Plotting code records
******
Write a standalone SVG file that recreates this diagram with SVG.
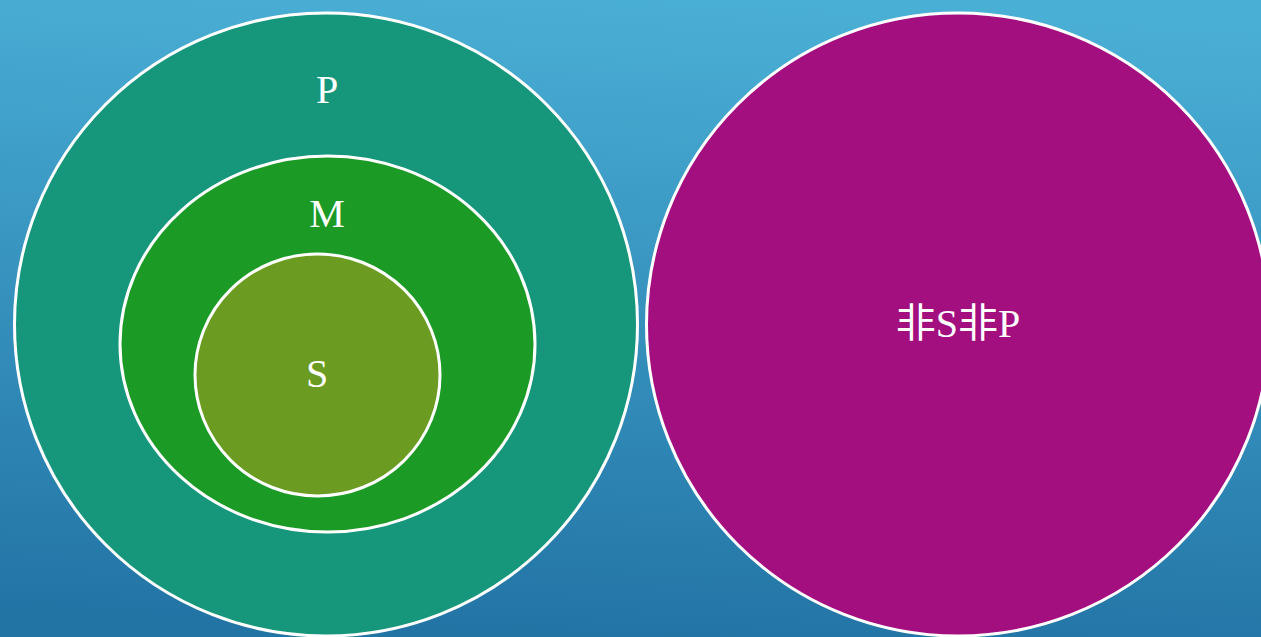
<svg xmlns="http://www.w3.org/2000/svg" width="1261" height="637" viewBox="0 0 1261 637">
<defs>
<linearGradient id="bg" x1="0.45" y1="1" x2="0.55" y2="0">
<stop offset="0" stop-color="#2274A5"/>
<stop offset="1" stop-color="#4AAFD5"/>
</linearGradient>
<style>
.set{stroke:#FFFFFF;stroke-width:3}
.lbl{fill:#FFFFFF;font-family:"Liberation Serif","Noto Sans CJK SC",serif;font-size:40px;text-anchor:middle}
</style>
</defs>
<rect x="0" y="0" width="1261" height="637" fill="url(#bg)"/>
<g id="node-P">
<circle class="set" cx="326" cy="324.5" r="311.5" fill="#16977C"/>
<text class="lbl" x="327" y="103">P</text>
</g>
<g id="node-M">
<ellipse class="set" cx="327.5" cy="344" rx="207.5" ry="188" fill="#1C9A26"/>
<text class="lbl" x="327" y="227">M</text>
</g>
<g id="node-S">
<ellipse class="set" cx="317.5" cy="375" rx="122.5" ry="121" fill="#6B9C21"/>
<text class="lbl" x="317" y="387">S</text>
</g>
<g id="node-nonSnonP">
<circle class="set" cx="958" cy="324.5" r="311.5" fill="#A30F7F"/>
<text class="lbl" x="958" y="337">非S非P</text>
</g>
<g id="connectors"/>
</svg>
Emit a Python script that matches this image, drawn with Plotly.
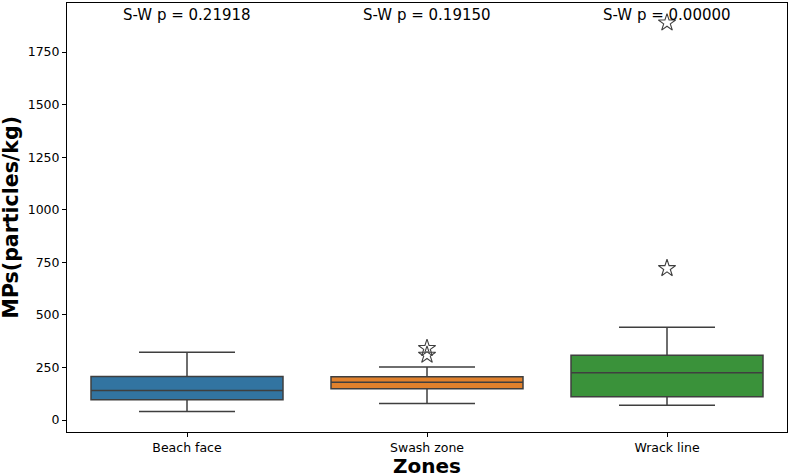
******
» **Written task**:
Omit the pictures and reproduce the listing exactly.

» **Solved problem**:
Write a standalone SVG file that recreates this diagram with SVG.
<svg xmlns="http://www.w3.org/2000/svg" width="1261" height="637" viewBox="0 0 1261 637">
<defs>
<linearGradient id="bg" x1="0.45" y1="1" x2="0.55" y2="0">
<stop offset="0" stop-color="#2274A5"/>
<stop offset="1" stop-color="#4AAFD5"/>
</linearGradient>
<style>
.set{stroke:#FFFFFF;stroke-width:3}
.lbl{fill:#FFFFFF;font-family:"Liberation Serif","Noto Sans CJK SC",serif;font-size:40px;text-anchor:middle}
</style>
</defs>
<rect x="0" y="0" width="1261" height="637" fill="url(#bg)"/>
<g id="node-P">
<circle class="set" cx="326" cy="324.5" r="311.5" fill="#16977C"/>
<text class="lbl" x="327" y="103">P</text>
</g>
<g id="node-M">
<ellipse class="set" cx="327.5" cy="344" rx="207.5" ry="188" fill="#1C9A26"/>
<text class="lbl" x="327" y="227">M</text>
</g>
<g id="node-S">
<ellipse class="set" cx="317.5" cy="375" rx="122.5" ry="121" fill="#6B9C21"/>
<text class="lbl" x="317" y="387">S</text>
</g>
<g id="node-nonSnonP">
<circle class="set" cx="958" cy="324.5" r="311.5" fill="#A30F7F"/>
<text class="lbl" x="958" y="337">非S非P</text>
</g>
<g id="connectors"/>
</svg>
Emit a Python script that matches this image, drawn with Plotly.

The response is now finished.